Marco Alverà: We talked about the contracts for difference. Those are necessary. Defining hydrogen standards is critical: what we call green, what we call blue, and what it means. That is a necessary precondition to start trading it so that it becomes a global commodity. To allow for hydrogen exports and imports is another key opportunity and key lever. Ecolabelling will become increasingly important. We can easily check how many calories are in a product, but we still talk about CO2 in gigatonnes. No one can relate to a gigatonne. If you start having CO2 labelling, you can start having CO2 offsetting done at the consumer level, which will generate significant demand.

Then there is a policy that we call PPWS—put the panels where it is sunny—and not having the Black Forest of Germany full of solar panels, but, rather, moving them to countries such as Egypt, Tunisia, Libya, Algeria, Morocco. These countries are burning a lot of natural gas in very old inefficient plants. We can save that gas by putting the solar panels there and bringing that gas here, and it is neutral, if not an improvement from a CO2 perspective, because we have much higher efficiency gas turbines here than we have there. Those panels can then become the basis from which we generate hydrogen as well.

There is a lot of opportunity. The country that is being forced to race to get this right is Germany. Germany before Ukraine had the very tall order of exiting coal, nuclear and diesel because of Dieselgate, and this is a country that runs on coal, nuclear and diesel. It was deciding to exit these three, relying heavily on Nord Stream 2 and Russian gas. Now it is faced with the Russia effort as well, so it has no option but to double down on a hydrogen strategy, a hydrogen economy, and it will deploy billions and billions of euros into these subsidies. That is a country to follow, because it has put its mind to it. It has a coalition Government who will focus primarily on this.

Matt Harper: Briefly, on energy regulation and testing in general, the two strategies that we see around the world are based on performance standards or on prescriptive standards. There has been a general shift towards performance-based standards. They are quite good in general, but when you have specific problems that you are trying to solve, very prescriptive standards can be extremely helpful.

I will give you an example. One of the biggest concerns in the energy storage industry is fire risk. Lithium batteries have proven to be problematic, given their ability to cause fires. There have been different approaches to that around the world, but the US regulators have been very prescriptive, with a specific set of tests whereby, if the electrolyte inside your battery does not burn, you pass, full stop. That has given absolute clarity to what the standards need to be. Technology such as ours that does not have that flammable characteristic has been hugely advantageous in being able to deploy into projects and regions where fire safety is a significant concern.

Q220       The Chair: The final question is from me. In one sentence, try to pick one thing that you think the UK Government should do to accelerate the long duration storage of hydrogen. We have covered a vast array of issues. Maybe we could start with Matt.

Matt Harper: In one sentence, deliver long-term investable market conditions.

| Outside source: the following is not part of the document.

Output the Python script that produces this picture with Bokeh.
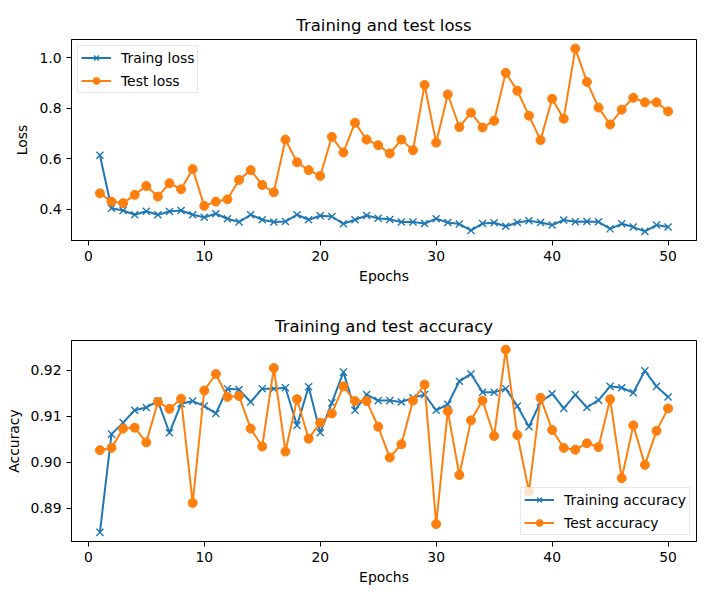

Marco Alverà: Set aside serious money, because Europe is coming with the European strategic recovery plan. There are tens of billions of dollars, and the debate with Treasury on these issues is such that if you look at a business as usual situation, you are just not giving enough oxygen to fuel this revolution, because it is a revolution. The race is on and you do not want to be left behind.

The Chair: That is a very good note to end on. Thank you both very much for joining us.